Key BlueStore features include:

  • Direct management of storage devices. BlueStore consumes raw block devices or partitions. This avoids intervening layers of abstraction (such as local file systems like XFS) that can limit performance or add complexity.

  • Metadata management with RocksDB. RocksDB’s key/value database is embedded in order to manage internal metadata, including the mapping of object names to block locations on disk.

  • Full data and metadata checksumming. By default, all data and metadata written to BlueStore is protected by one or more checksums. No data or metadata is read from disk or returned to the user without being verified.

  • Inline compression. Data can be optionally compressed before being written to disk.

  • Multi-device metadata tiering. BlueStore allows its internal journal (write-ahead log) to be written to a separate, high-speed device (like an SSD, NVMe, or NVDIMM) for increased performance. If a significant amount of faster storage is available, internal metadata can be stored on the faster device.

  • Efficient copy-on-write. RBD and CephFS snapshots rely on a copy-on-write clone mechanism that is implemented efficiently in BlueStore.

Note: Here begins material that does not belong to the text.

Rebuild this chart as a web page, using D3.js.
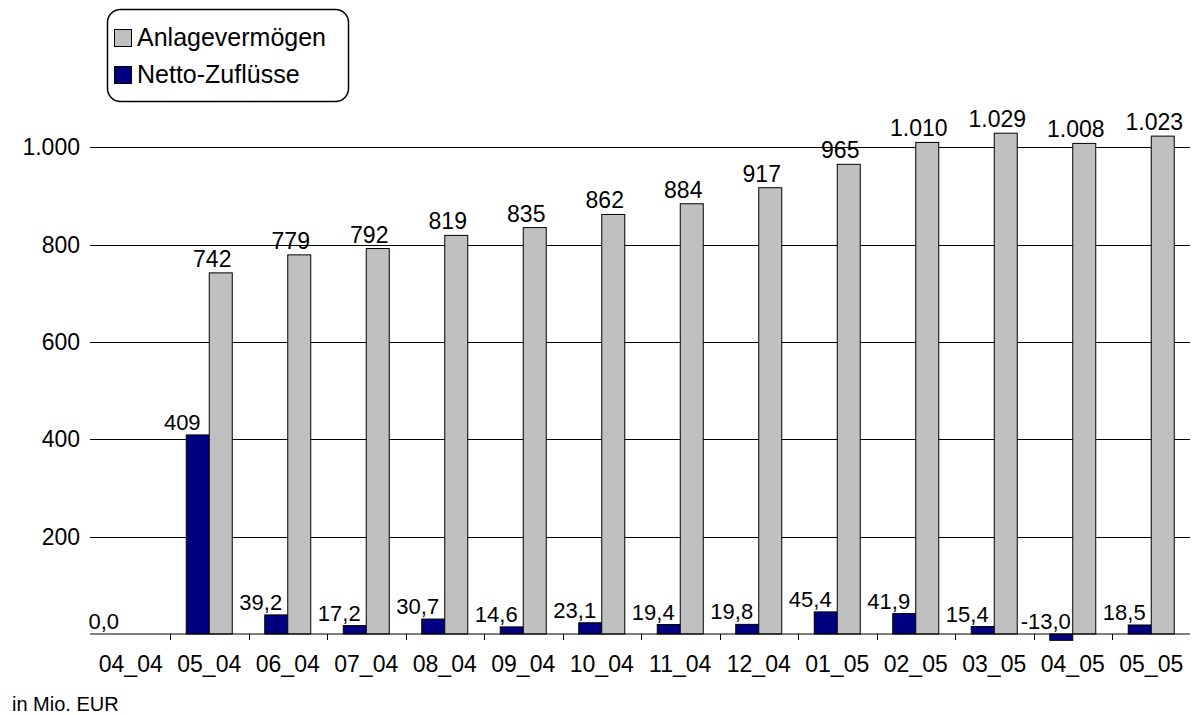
<!DOCTYPE html>
<html>
<head>
<meta charset="utf-8">
<script src="https://cdn.jsdelivr.net/npm/d3@7"></script>
<style>
  body { margin: 0; background: #fff; }
  text { font-family: "Liberation Sans", Arial, sans-serif; fill: #000; }
</style>
</head>
<body>
<div id="chart"></div>
<script>
let months = ["04_04", "05_04", "06_04", "07_04", "08_04", "09_04", "10_04",
              "11_04", "12_04", "01_05", "02_05", "03_05", "04_05", "05_05"];
let nettoZufluesse = [0.0, 409, 39.2, 17.2, 30.7, 14.6, 23.1, 19.4, 19.8, 45.4, 41.9, 15.4, -13.0, 18.5];
let anlagevermoegen = [null, 742, 779, 792, 819, 835, 862, 884, 917, 965, 1010, 1029, 1008, 1023];
let yTicks = [200, 400, 600, 800, 1000];
let seriesNames = ["Anlagevermögen", "Netto-Zuflüsse"];
let seriesColors = ["#c0c0c0", "#000080"];

let width = 1196, height = 715;

let svg = d3.select("#chart")
    .append("svg")
    .attr("width", width)
    .attr("height", height);

let x = d3.scaleBand().domain(months).range([91.5, 1190.5]).padding(0);
let y = d3.scaleLinear().domain([0, 1000]).range([634, 147.3]);

let de = d3.formatLocale({ decimal: ",", thousands: ".", grouping: [3], minus: "-" });
let fmtInt = de.format(",.0f");
let fmtDec = de.format(",.1f");

let netto = months.map((m, i) => ({ month: m, value: nettoZufluesse[i] }));
let anlage = months.map((m, i) => ({ month: m, value: anlagevermoegen[i] }))
    .filter(d => d.value !== null);

let mid = d => x(d.month) + x.bandwidth() / 2;

// gridlines
svg.append("g")
    .selectAll("line")
    .data(yTicks)
    .enter()
    .append("line")
    .attr("x1", 90)
    .attr("x2", 1190)
    .attr("y1", d => Math.round(y(d)) + 0.5)
    .attr("y2", d => Math.round(y(d)) + 0.5)
    .attr("stroke", "#000")
    .attr("stroke-width", 1);

svg.append("g")
    .selectAll("text")
    .data(yTicks)
    .enter()
    .append("text")
    .attr("x", 80)
    .attr("y", d => y(d) + 8)
    .attr("text-anchor", "end")
    .style("font-size", "23px")
    .text(d => fmtInt(d));

let barW = 23;

// blue bars
svg.append("g")
    .selectAll("rect")
    .data(netto.filter(d => d.value !== 0))
    .enter()
    .append("rect")
    .attr("x", d => mid(d) - barW)
    .attr("y", d => y(Math.max(0, d.value)))
    .attr("width", barW)
    .attr("height", d => Math.abs(y(d.value) - y(0)))
    .attr("fill", seriesColors[1])
    .attr("stroke", "#000")
    .attr("stroke-width", 1);

// gray bars
svg.append("g")
    .selectAll("rect")
    .data(anlage)
    .enter()
    .append("rect")
    .attr("x", d => mid(d))
    .attr("y", d => y(d.value))
    .attr("width", barW)
    .attr("height", d => y(0) - y(d.value))
    .attr("fill", seriesColors[0])
    .attr("stroke", "#000")
    .attr("stroke-width", 1);

// zero axis and ticks
svg.append("line")
    .attr("x1", 90).attr("x2", 1190)
    .attr("y1", y(0)).attr("y2", y(0))
    .attr("stroke", "#000").attr("stroke-width", 1.2);

svg.append("g")
    .selectAll("line")
    .data(months.slice(1))
    .enter()
    .append("line")
    .attr("x1", d => Math.round(x(d)) + 0.5)
    .attr("x2", d => Math.round(x(d)) + 0.5)
    .attr("y1", y(0))
    .attr("y2", y(0) + 6)
    .attr("stroke", "#000");

svg.append("g")
    .selectAll("text")
    .data(months)
    .enter()
    .append("text")
    .attr("x", d => x(d) + x.bandwidth() / 2)
    .attr("y", 672)
    .attr("text-anchor", "middle")
    .style("font-size", "23px")
    .text(d => d);

// value labels
svg.append("g")
    .selectAll("text")
    .data(anlage)
    .enter()
    .append("text")
    .attr("x", d => mid(d) + 3)
    .attr("y", d => y(d.value) - 6)
    .attr("text-anchor", "middle")
    .style("font-size", "23px")
    .text(d => fmtInt(d.value));

svg.append("g")
    .selectAll("text")
    .data(netto)
    .enter()
    .append("text")
    .attr("x", d => mid(d) - 27)
    .attr("y", d => y(Math.max(0, d.value)) - 5)
    .attr("text-anchor", "middle")
    .style("font-size", "22px")
    .text(d => d.value >= 100 ? fmtInt(d.value) : fmtDec(d.value));

// unit note
svg.append("text")
    .attr("x", 12)
    .attr("y", 711)
    .style("font-size", "20px")
    .text("in Mio. EUR");

// legend
let legend = svg.append("g");
legend.append("rect")
    .attr("x", 107.5).attr("y", 9.5)
    .attr("width", 241).attr("height", 92)
    .attr("rx", 13)
    .attr("fill", "#fff")
    .attr("stroke", "#000")
    .attr("stroke-width", 1.5);

seriesNames.forEach(function(name, i) {
    legend.append("rect")
        .attr("x", 114.5)
        .attr("y", 29.5 + i * 37)
        .attr("width", 17)
        .attr("height", 17)
        .attr("fill", seriesColors[i])
        .attr("stroke", "#000");
    legend.append("text")
        .attr("x", 137)
        .attr("y", 46 + i * 37)
        .style("font-size", "25px")
        .text(name);
});
</script>
</body>
</html>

This results in efficient I/O both for regular snapshots and for erasure-coded pools (which rely on cloning to implement efficient two-phase commits).

For more information, see BlueStore Config Reference and BlueStore Migration.

CONFIGURING CEPH#

CONFIG SOURCES#

Each Ceph daemon, process, and library will pull its configuration from several sources, listed below. Sources later in the list will override those earlier in the list when both are present.

  • the compiled-in default value

  • the monitor cluster’s centralized configuration database

  • a configuration file stored on the local host

  • environment variables

  • command line arguments

  • runtime overrides set by an administrator

One of the first things a Ceph process does on startup is parse the configuration options provided via the command line, environment, and local configuration file. The process will then contact the monitor cluster to retrieve configuration stored centrally for the entire cluster. Once a complete view of the configuration is available, the daemon or process startup will proceed.

BOOTSTRAP OPTIONS#

Some configuration options affect the process’s ability to contact the monitors, to authenticate, and to retrieve the cluster-stored configuration. For this reason, these options might need to be stored locally on the node, and set by means of a local configuration file. These options include the following:

  • mon_host, type:str

    This is a list of IP addresses or hostnames that are separated by commas, whitespace, or semicolons. Hostnames are resolved via DNS. All A and AAAA records are included in the search list.

  • mon_host_override, type:str

    This is the list of monitors that the Ceph process initially contacts when first establishing communication with the Ceph cluster. This overrides the known monitor list that is derived from MonMap updates sent to older Ceph instances (like librados cluster handles). This option is expected to be useful primarily for debugging.

    • mon_dns_srv_name

    • mon_data, osd_data, mds_data, mgr_data, and similar options that define which local directory the daemon stores its data in.

    • keyring, keyfile, and/or key, which can be used to specify the authentication credential to use to authenticate with the monitor. Note that in most cases the default keyring location is in the data directory specified above.

In most cases, the default values of these options are suitable. There is one exception to this: the mon_host option that identifies the addresses of the cluster’s monitors. When DNS is used to identify monitors, a local Ceph configuration file can be avoided entirely.

RUNTIME CHANGES#

In most cases, Ceph allows you to make changes to the configuration of a daemon at runtime. This capability is quite useful for increasing/decreasing logging output, enabling/disabling debug settings, and even for runtime optimization.

Generally speaking, configuration options can be updated in the usual way via the ceph config set command. For example, do enable the debug log level on a specific OSD:

ceph config set osd.123 debug_ms 20

Note that if the same option is also customized in a local configuration file, the monitor setting will be ignored (it has a lower priority than the local config file).